When I was working for Tamara Hagen Cons, I remember coming into the office one Monday morning and Dorka, our office manager telling me that Kamilla, one of our bosses had an accident just the day before. She was speeding down the highway on her motorcycle at 90 km/h, when she got a flat tire and she had to "throw the bike away". People do die under similar circumstances. She had excellent gear but any biker would tell you that the faster you go the less your gear will protect you if you get into an accident.
She was lucky. She got away with a few bruises (and possibly with a broken arm, I don't remember for sure). Most people would have taken it easy for the next couple of days, as such a crash might have serious consequences physically as well as mentally.
Not Kamilla. She came to work. On time.
She shared the story, said she was okay, sat down and started working.
Dedication to ones work and ambition to excel were the two thoughts that came into my mind when I'd witnessed this.
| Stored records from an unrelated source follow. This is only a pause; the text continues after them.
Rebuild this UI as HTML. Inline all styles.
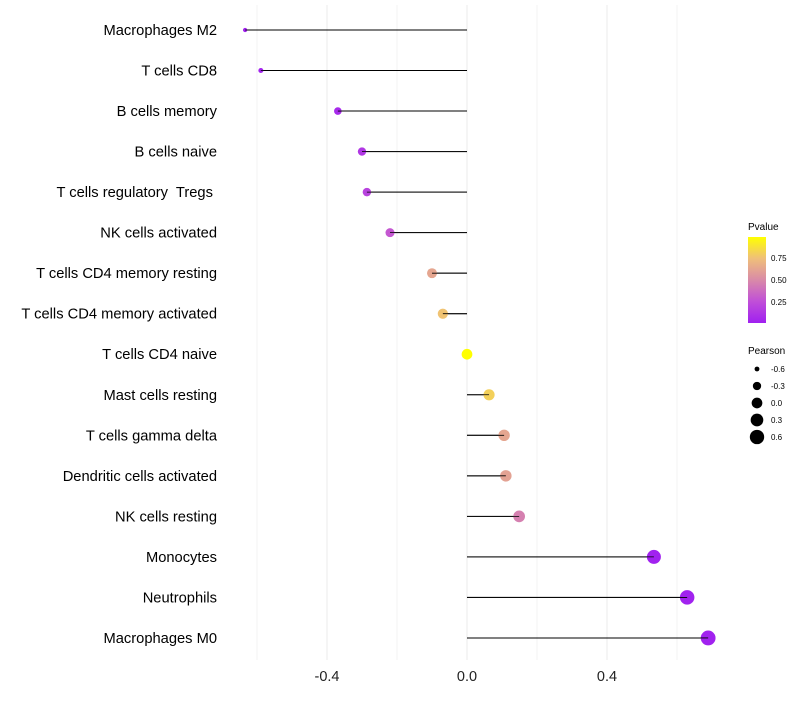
<!DOCTYPE html>
<html><head><meta charset="utf-8"><style>
body{margin:0;background:#fff;font-family:"Liberation Sans",sans-serif;}
svg text{font-family:"Liberation Sans",sans-serif;white-space:pre;}
</style></head><body>
<svg id="chart" width="800" height="700" xmlns="http://www.w3.org/2000/svg">
<g id="grid"></g>
<g id="marks"></g>
<g id="ylabels"></g>
<g id="xlabels"></g>
<g id="legend">
<defs><linearGradient id="pg" x1="0" y1="1" x2="0" y2="0">
<stop offset="0" stop-color="#A020F0"/><stop offset="0.25" stop-color="#C04FD8"/><stop offset="0.5" stop-color="#D98AA8"/><stop offset="0.75" stop-color="#EFBF7A"/><stop offset="1" stop-color="#FFFF00"/></linearGradient></defs>
<text x="748" y="230" font-size="10">Pvalue</text>
<rect x="748" y="237" width="18" height="86" fill="url(#pg)"/>
<text x="771" y="261" font-size="8">0.75</text>
<text x="771" y="283" font-size="8">0.50</text>
<text x="771" y="305" font-size="8">0.25</text>
<text x="748" y="354" font-size="10">Pearson</text>
<g id="sizeleg"></g>
</g>
</svg>
<script>
const categories=["Macrophages M2","T cells CD8","B cells memory","B cells naive","T cells regulatory  Tregs ","NK cells activated","T cells CD4 memory resting","T cells CD4 memory activated","T cells CD4 naive","Mast cells resting","T cells gamma delta","Dendritic cells activated","NK cells resting","Monocytes","Neutrophils","Macrophages M0"];
const pearson=[-0.634,-0.589,-0.369,-0.300,-0.286,-0.220,-0.100,-0.069,0.0,0.063,0.106,0.111,0.149,0.534,0.629,0.689];
const pvalues=[0.01,0.02,0.05,0.12,0.18,0.28,0.62,0.75,0.98,0.80,0.62,0.60,0.45,0.01,0.01,0.01];
const xTicks=[-0.4,0.0,0.4];
const xGrid=[-0.6,-0.2,0.2,0.6];
const sizeLegend=[-0.6,-0.3,0.0,0.3,0.6];
const NS="http://www.w3.org/2000/svg";
const x=v=>467+v*350;
const y=i=>30+i*40.53;
const rad=v=>Math.sqrt(4+(v+0.65)*38);
function mix(a,b,t){return a.map((c,k)=>Math.round(c+(b[k]-c)*t));}
const cs=[[160,32,240],[192,79,216],[217,138,168],[239,191,122],[255,255,0]];
function col(p){p=Math.max(0,Math.min(0.9999,p/0.98));const s=p*4,i=Math.floor(s);const c=mix(cs[i],cs[i+1],s-i);return`rgb(${c})`;}
function mk(t,a,parent){const e=document.createElementNS(NS,t);for(const k in a)e.setAttribute(k,a[k]);parent.appendChild(e);return e;}
const grid=document.getElementById('grid'),marks=document.getElementById('marks'),yl=document.getElementById('ylabels'),xl=document.getElementById('xlabels');
xGrid.concat(xTicks).forEach(v=>{const l=mk('line',{x1:x(v),x2:x(v),y1:5,y2:660,stroke:xTicks.includes(v)?'#ebebeb':'#f3f3f3','stroke-width':1},grid);

});
xTicks.forEach(v=>{const t=mk('text',{x:x(v),y:681,'font-size':14.5,'text-anchor':'middle',fill:'#222'},xl);t.textContent=v.toFixed(1);

});
categories.forEach((c,i)=>{const t=mk('text',{x:217,y:y(i)+5,'font-size':14.7,'text-anchor':'end',fill:'#000'},yl);t.textContent=c;


const l=mk('line',{x1:x(0),x2:x(pearson[i]),y1:y(i),y2:y(i),stroke:'#000','stroke-width':1},marks);


const p=mk('circle',{cx:x(pearson[i]),cy:y(i),r:rad(pearson[i]),fill:col(pvalues[i])},marks);


const l2=mk('line',{x1:x(0),x2:x(pearson[i]),y1:y(i),y2:y(i),stroke:'#000','stroke-width':0.8},marks);

});
const sl=document.getElementById('sizeleg');
sizeLegend.forEach((v,i)=>{const cy=369+i*17;const c=mk('circle',{cx:757,cy:cy,r:rad(v),fill:'#000'},sl);


const t=mk('text',{x:771,y:cy+3,'font-size':8},sl);t.textContent=v.toFixed(1);

});
</script>
</body></html>
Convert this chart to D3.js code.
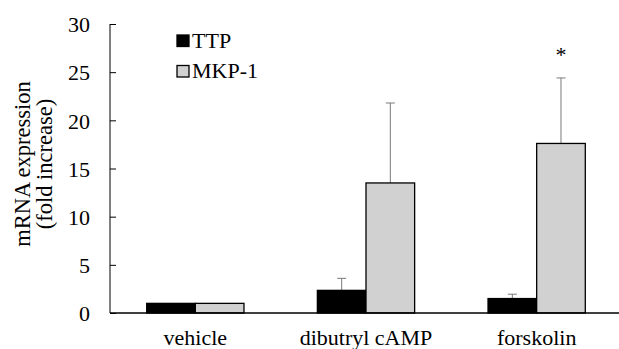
<!DOCTYPE html>
<meta charset="utf-8">
<script src="https://d3js.org/d3.v7.min.js"></script>
<style>
  body { margin: 0; background: #fff; }
  svg text { font-family: "Liberation Serif", "Times New Roman", serif; fill: #000; }
</style>
<div id="chart"></div>
<script>

// data
var groups = ["vehicle", "dibutryl cAMP", "forskolin"];
var series = ["TTP", "MKP-1"];
var ttp = [1.0, 2.35, 1.5];
var ttpErr = [0, 1.25, 0.45];
var mkp = [1.0, 13.5, 17.6];
var mkpErr = [0, 8.3, 6.8];
var yTicks = [0, 5, 10, 15, 20, 25, 30];
var stars = ["", "", "*"];

var colors = {"TTP": "#000000", "MKP-1": "#d0d1d0"};

var W = 619, H = 349;
var svg = d3.select("#chart").append("svg")
    .attr("width", W)
    .attr("height", H)
    .attr("font-family", "Liberation Serif");

// scales
var x = d3.scaleBand()
    .domain(groups)
    .range([110, 622])
    .paddingInner(0.43)
    .paddingOuter(0.215);

var xs = d3.scaleBand()
    .domain(series)
    .range([0, x.bandwidth()]);

var y = d3.scaleLinear()
    .domain([0, 30])
    .range([313, 24]);

// build rows for the bars
var rows = [];
groups.forEach(function(g, i) {
  rows.push({group: g, s: "TTP", v: ttp[i], e: ttpErr[i]});
  rows.push({group: g, s: "MKP-1", v: mkp[i], e: mkpErr[i]});
});

// error bars (drawn first so bar outline sits on top)
var eb = svg.append("g").selectAll("g")
  .data(rows.filter(function(d){ return d.e > 0 }))
  .enter().append("g")
    .attr("stroke", "#7a7a7a")
    .attr("stroke-width", 1);
eb.append("line")
    .attr("x1", function(d){ return x(d.group) + xs(d.s) + xs.bandwidth()/2 })
    .attr("x2", function(d){ return x(d.group) + xs(d.s) + xs.bandwidth()/2 })
    .attr("y1", function(d){ return y(d.v) })
    .attr("y2", function(d){ return y(d.v + d.e) });
eb.append("line")
    .attr("x1", function(d){ return x(d.group) + xs(d.s) + xs.bandwidth()/2 - 4.5 })
    .attr("x2", function(d){ return x(d.group) + xs(d.s) + xs.bandwidth()/2 + 4.5 })
    .attr("y1", function(d){ return y(d.v + d.e) })
    .attr("y2", function(d){ return y(d.v + d.e) });

// bars
svg.append("g").selectAll("rect")
  .data(rows)
  .enter().append("rect")
    .attr("x", function(d){ return x(d.group) + xs(d.s) })
    .attr("y", function(d){ return y(d.v) })
    .attr("width", xs.bandwidth())
    .attr("height", function(d){ return y(0) - y(d.v) })
    .attr("fill", function(d){ return colors[d.s] })
    .attr("stroke", "#000")
    .attr("stroke-width", 1.3);

// significance marks
svg.append("g").selectAll("text")
  .data(groups)
  .enter().append("text")
    .attr("x", function(d){ return x(d) + xs("MKP-1") + xs.bandwidth()/2 })
    .attr("y", function(d, i){ return y(mkp[i] + mkpErr[i]) - 16 })
    .attr("text-anchor", "middle")
    .style("font-size", "22px")
    .text(function(d, i){ return stars[i] });

// Y axis
var yAxis = svg.append("g")
    .attr("transform", "translate(110,0)")
    .call(d3.axisRight(y).tickValues(yTicks).tickSize(6).tickFormat(d3.format("d")));
yAxis.attr("font-family", null).attr("font-size", null);
yAxis.select(".domain").attr("d", "M0," + y(30) + "V" + y(0)).attr("stroke", "#000");
yAxis.selectAll(".tick line").attr("stroke", "#000");
yAxis.selectAll(".tick text")
    .attr("x", -20)
    .attr("text-anchor", "end")
    .attr("dy", "0.35em")
    .style("font-size", "22px");

// X axis
var xAxis = svg.append("g")
    .attr("transform", "translate(0," + y(0) + ")")
    .call(d3.axisBottom(x).tickSize(0));
xAxis.attr("font-family", null).attr("font-size", null);
xAxis.select(".domain").attr("d", "M110,0H619").attr("stroke", "#000").attr("stroke-width", 1.3);
xAxis.selectAll(".tick text")
    .attr("y", 32)
    .attr("dy", 0)
    .style("font-size", "22px");

// Y label
var yl = svg.append("text")
    .attr("transform", "translate(0,164) rotate(-90)")
    .attr("text-anchor", "middle")
    .style("font-size", "22.5px");
yl.append("tspan").attr("x", 0).attr("y", 30).text("mRNA expression");
yl.append("tspan").attr("x", 0).attr("y", 52).text("(fold increase)");

// legend
var leg = svg.append("g").selectAll("g")
  .data(series)
  .enter().append("g")
    .attr("transform", function(d, i){ return "translate(177," + (35 + i * 30.5) + ")" });
leg.append("rect")
    .attr("width", 12)
    .attr("height", 11.5)
    .attr("fill", function(d){ return colors[d] })
    .attr("stroke", "#000")
    .attr("stroke-width", 1.3);
leg.append("text")
    .attr("x", 15)
    .attr("y", 12.5)
    .style("font-size", "22px")
    .text(function(d){ return d });

</script>
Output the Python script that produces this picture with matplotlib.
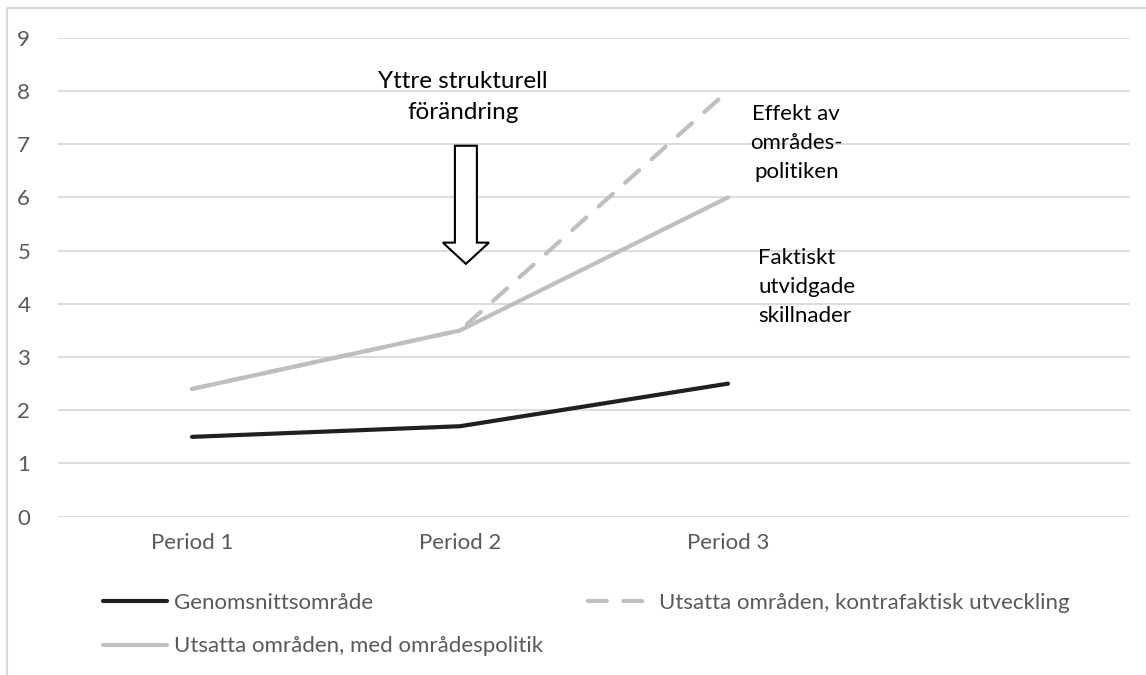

There will be times when you're creating a presentation and you hit a wall. The story doesn't feel right, the slides might not really show what you want them to or certain phrases that sounded great don't seem that brilliant anymore. You think, you struggle, you brainstorm with others and the solution still eludes you.
You are ready to give up and deliver the stuff as is. You are ready to take the easy route. You are ready to put the presentation away and not want to do anything with it for days.
That road leads to a "good enough" presentation at the very best and probably a bad presentation at worst that gets you no results and no action from the audience.
Creating presentations that change the world of the audience requires hard work every single day. It's not just the techniques, the story crafting and slide design, or the use of our body language and gestures on the stage. It's also the developing and nurturing of our mindset towards our work.
Great presentations only work if you care so deep for your audience that you decide that they deserve nothing but the best from you. You care for their time, their hopes and dreams, even for their fears. It is only on this level that you can create trust and hence you can influence them to take the desired actions. And this requires the mindset of the professional – a mindset that drives you to do your work every single day no matter what. You might have been in an accident, your significant one might just have walked out on you or you might feel tired, down and uninspired. All that stuff doesn't matter if your attitude towards your work is that of the professional.
See, I firmly believe that Kamilla from the story earlier would have continued doing the work even if she had been taken to the hospital after the accident. That attitude is something that should be taught in every university – but of course you can't teach ambition, you can't teach this mindset. You can only develop it in yourself.
Steven Pressfield says that a professional does the work every day, no matter what.
Do the work, whatever it takes. Give your presentation. Change their world.